Céline Sciamma s’inscrit donc dans une logique de voyage dans le temps, mais approchée avec pudeur et retenue. Point de grands effets spéciaux visuels ou de véhicules fantasques pour traverser les temps, on remonte ici les années sans artifices, simplement à travers des indices subtils. La cinéaste dispose bien ça et là quelques madeleines de Proust qui parleront aux gosses des années 80/90, comme une simple gourde aux allures un peu vintage, mais globalement la frontière temporelle n’est pas clairement représentée. “Petite maman” est une errance, celle d’une petite fille qui se réfugie dans l’imaginaire pour tenter de comprendre le désarroi de ses parents, relier les points de sa logique enfantine lorsque les adultes se replient sur eux-mêmes.

« Niveau de construction élevé pour deux gamines quand même… »

C’est cette notion de deuil presque impossible que théorise “Petite maman” le plus intensément, mais toujours à pas feutrés, sans forcer son propos suffisamment clair dans la suggestion. Un double chagrin: celui de Nelly avec toute la candeur de son âge, et plus implicitement celui de sa mère, fragilisée par les événements et qui retourne symboliquement au stade de l’enfance. Céline Sciamma nous renvoie à nos propres peines et décrit l’acceptation de la mort de nos parents comme une étape de régression, un état de fragilité émotionnelle qui nous rend tous égaux face au chagrin, jeunes comme adultes.

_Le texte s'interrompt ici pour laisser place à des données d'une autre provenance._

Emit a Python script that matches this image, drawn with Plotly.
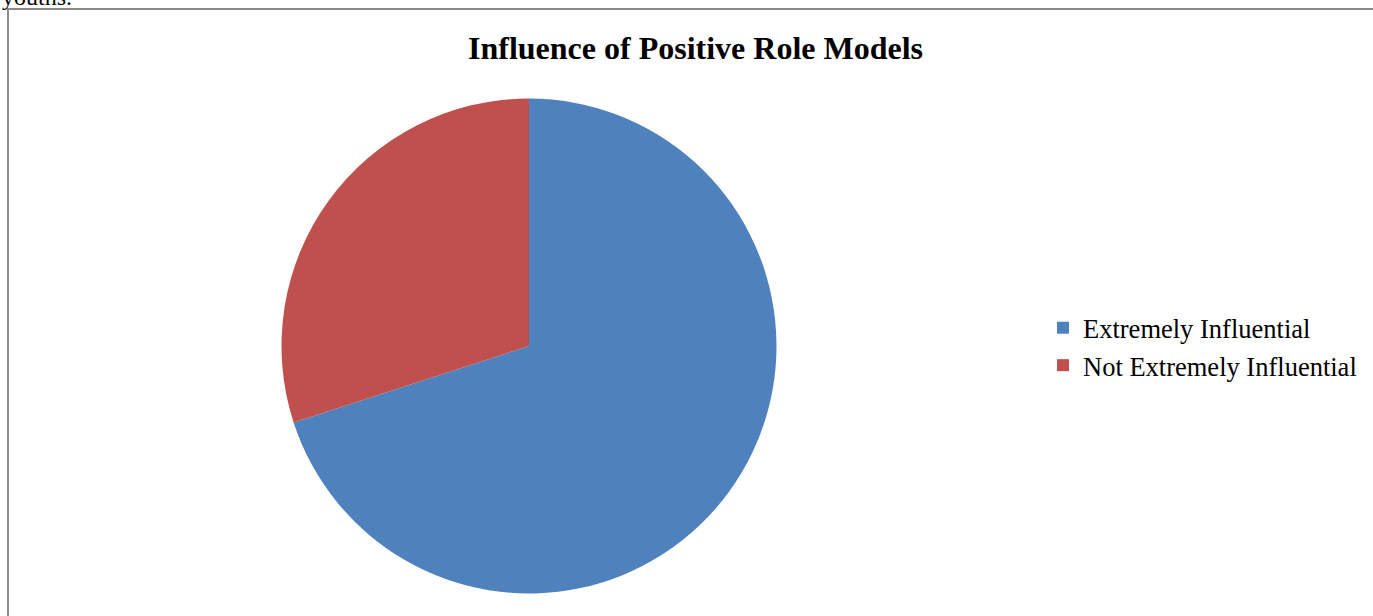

Un sentiment précaire qui est appuyé par la représentation de cette grand-mère disparue, désormais retrouvée par cette balade dans le passé. Céline Sciamma en fait une figure naturellement imposante, aussi mystérieuse que bienveillante. Une stature confortée par la logique de mise en image du film qui nous propulse perpétuellement à hauteur de Nelly. C’est parce qu’on vit cette histoire à l’échelle de l’enfant qu’on comprend mieux la fascination de la cinéaste pour cette mamie probablement très inspirée de ses propres souvenirs. Au-delà de l’adieu déchirant, “Petite Maman” est avant tout une déclaration d’amour sincère sans effusion de larmes, davantage dans la célébration de la mémoire.

Toute cette histoire fortement intime n’a pourtant rien d’excluant tant le talent pur de Céline Sciamma pour le cinéma éclabousse la pellicule et flatte l’œil du spectateur. Son montage se fait tout en douceur, presque langoureux, porteur d’une unité de ton relativement originale. Mais c’est peut être, une fois de plus après “Portrait de la jeune fille en feu”, l’art du cadrage de la cinéaste qui éblouit toujours autant. La réalisatrice maîtrise parfaitement le sens du hors champs, posant perpétuellement sa caméra là où l’émotion se trouve, plutôt que de chercher à capter l’action.

Il restera au final de cette séance l’impression agréable d’avoir eu un dialogue à cœur ouvert avec Céline Sciamma, d’avoir compris autant qu’on a été compris nous même, et l’image indélébile de cette fillette seule avec ses sentiments contraires qu’elle découvre, comme marqueur d’une étape incontournable de la vie qu’on traverse tous un jour, la mort de nos premiers êtres aimés et l’approche toujours complexe de la notion de deuil.

Céline Sciamma livre avec “Petite maman” un film bourré de sincérité et de subtilité. une vision relativement unique de la mort, du deuil et de l’acceptation, à travers un regard enfantin très à-propos.